# Removing crusty spotty rust from thin paint Monark Rocket



## gkeep (Jan 11, 2018)

Hi All,

Any advice on rust removal when faced with really weak/thin metallic type paint from the mid 50s? This is a 1954 woman's Monark Rocket and the whole bike has scattered rust. I did a few hours of oxalic acid soak on the rims and fenders, the rims are really bad but still have plenty of steel on them. After about 8 hours of soaking the rims I tried just a terry cloth towel and some paint flaked off. I'm leaning toward sponge and cleaner wax because I think the old reliable 0000 steel wool and  WD-40 will strip it right down to bare metal. (I have thought what about all polished steel bike and fenders, very space age, could be nice.) I'd leave the chain guard with the cool rocket logo alone. Maybe this is a candidate for the gentler molasses treatment to not disturb the paint. If this was standard old enamel paint it would polish up well but this paint is just not up to snuff. It's like the Schwinn radiant blue but not a heavy coat.


----------



## rustystone2112 (Jan 11, 2018)

gkeep said:


> Hi All,
> 
> Any advice on rust removal when faced with really weak/thin metallic type paint from the mid 50s? This is a 1954 woman's Monark Rocket and the whole bike has scattered rust.

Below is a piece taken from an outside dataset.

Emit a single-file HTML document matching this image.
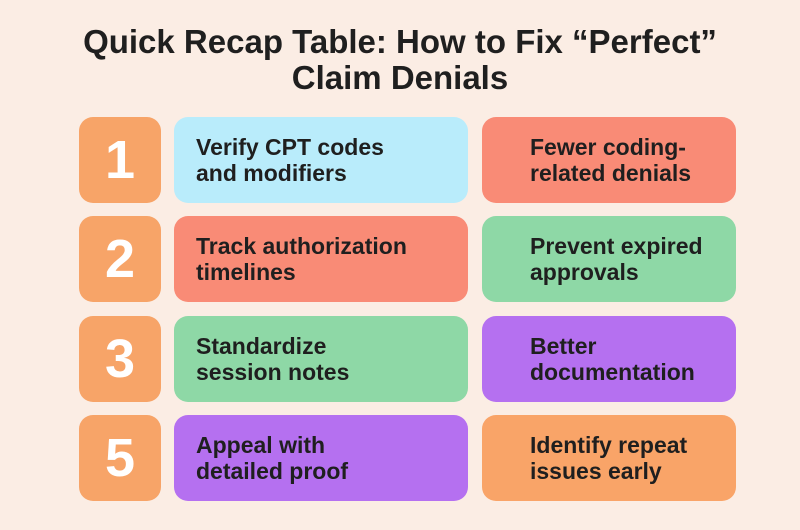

I did a few hours of oxalic acid soak on the rims and fenders, the rims are really bad but still have plenty of steel on them. After about 8 hours of soaking the rims I tried just a terry cloth towel and some paint flaked off. I'm leaning toward sponge and cleaner wax because I think the old reliable 0000 steel wool and  WD-40 will strip it right down to bare metal. (I have thought what about all polished steel bike and fenders, very space age, could be nice.) I'd leave the chain guard with the cool rocket logo alone. Maybe this is a candidate for the gentler molasses treatment to not disturb the paint. If this was standard old enamel paint it would polish up well but this paint is just not up to snuff. It's like the Schwinn radiant blue but not a heavy coat.
> View attachment 736502



that looks like a candidate for the oxalic acid bath, molasses is fantastic for removing all of the rust but it takes a long time and the molasses isn't kind to the paint over long periods of time, In your case an OA bath is recommended because you won't have to leave it in a long time and still remove most of the rust and save the original paint . I fully recommend the molasses for cases of rust where the piece is going to be repainted / repaired


----------